The role of data in professional sport has grown significantly in recent years, helping teams, coaches and athletes analyse opponents and make better decisions in real-time.
For example, the Mercedes F1 team is trialing the use of 802.11ad Wi-Fi in an effort to give race engineers access to more detailed data more rapidly and Manchester City Football Club is relying on data analysis to provide insight in areas such as recruitment, marketing and the team’s on-field performance.
In rugby, Accenture is currently applying its big data tech to the Six Nations tournament in a range of ways, including analysing player performances, making match predictions and providing visuals for broadcasters.

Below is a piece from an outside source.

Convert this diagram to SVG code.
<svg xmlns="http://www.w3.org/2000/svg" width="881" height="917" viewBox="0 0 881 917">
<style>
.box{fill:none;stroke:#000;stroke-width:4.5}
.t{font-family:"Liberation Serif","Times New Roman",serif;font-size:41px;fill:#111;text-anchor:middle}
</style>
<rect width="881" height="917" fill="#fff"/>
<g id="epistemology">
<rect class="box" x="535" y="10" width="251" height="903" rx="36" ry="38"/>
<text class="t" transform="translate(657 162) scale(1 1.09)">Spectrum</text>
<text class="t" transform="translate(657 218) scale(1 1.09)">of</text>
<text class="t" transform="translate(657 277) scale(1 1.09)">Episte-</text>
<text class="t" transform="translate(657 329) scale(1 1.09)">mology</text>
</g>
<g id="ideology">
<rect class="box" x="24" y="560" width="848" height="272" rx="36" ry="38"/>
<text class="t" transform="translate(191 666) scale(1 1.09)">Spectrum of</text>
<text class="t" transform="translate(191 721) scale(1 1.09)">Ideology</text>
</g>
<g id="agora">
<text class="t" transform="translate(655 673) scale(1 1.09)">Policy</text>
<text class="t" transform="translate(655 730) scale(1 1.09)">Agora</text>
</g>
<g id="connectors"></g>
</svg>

One of the biggest sports for data collection is of course football and Patrick Lucey, director of Data Science at sports data and technology company STATS, believes a new era of data collection is approaching, driven by machine learning and artificial intelligence (AI).
To provide some background, STATS has over 35 years of sports data intelligence, providing solutions for player tracking, athlete monitoring and video analysis to teams in sports such as football, basketball and ice hockey.
Player tracking is all well and good, but Lucey believes the key now is adding context to this data: “Speed and distance is kind of the easy stuff. The thing we do really well is finding context. So it doesn’t matter that someone ran that far, what does that actually mean? How many sprints did they do? Did they do them when they were pressing?
“There is so much context in football that we’re able to pick up. A lot of those metrics don’t really matter if you don’t have the context.”
In line with this, a lot of the focus now for STATS is on helping people make data-driven decisions. The key for a data company such as STATS is to “help a coach quickly find what they’re looking for” and get “immediate answers which they can rely upon”.
By adding context to the data being collected, coaches and analysts are able to spend more time focusing on “higher level strategic things” such as the correlations between actions, or the quality of chances created rather than just the number.
“People think of tracking data as the be all and end all but it’s just the starting point,” Lucey said. “If you look at reporting in football, statistics don’t tell the full story. Context plays an important role.”
One of these ways STATS is providing this context is through new technologies that “maximise the value of the data that we have”, vitally important in a sport as tactically subtle and complex as professional football.
The company says it has invested heavily in machine learning and AI, as its growth in sport has mirrored that which is currently happening in other industries.
“Football is such a complex, strategic game, so how do we get [the data] in a form or a language or a context where coaches and analysts can understand it? Machine learning enable us to do that because it allows us to come up with objective measures, it allows us to detect things which currently can’t be done by human hand,” said Lucey.
One such example is “ghosting”, a process where certain events or scenarios can be simulated to predict what will happen. Ghosting can enable a coach to analyse how a certain player or even a whole team reacts to a specific play, allowing the coaching staff to prepare their team accordingly.
“If you can see how variable a team is or how volatile they are to defensive structure, that’s all very useful,” said Lucey, describing it as “core artificial intelligence and machine learning”.
And not only do machine learning and AI provide more insight, they also enable analysts to do their jobs quicker and “spend more time on the pitch”, a key consideration in a sport where matches often come thick and fast.
“If you want to ask a strategic question, particularly in football, such as how often does this team press, where do they win the ball etc, an analyst would have to go through a lot of video. But using machine learning we can go through historical data and get that answer straight away.”
“It’s about enabling the coaches and analysts to do their jobs quicker,” Lucey concluded. Something they will only be too happy to hear.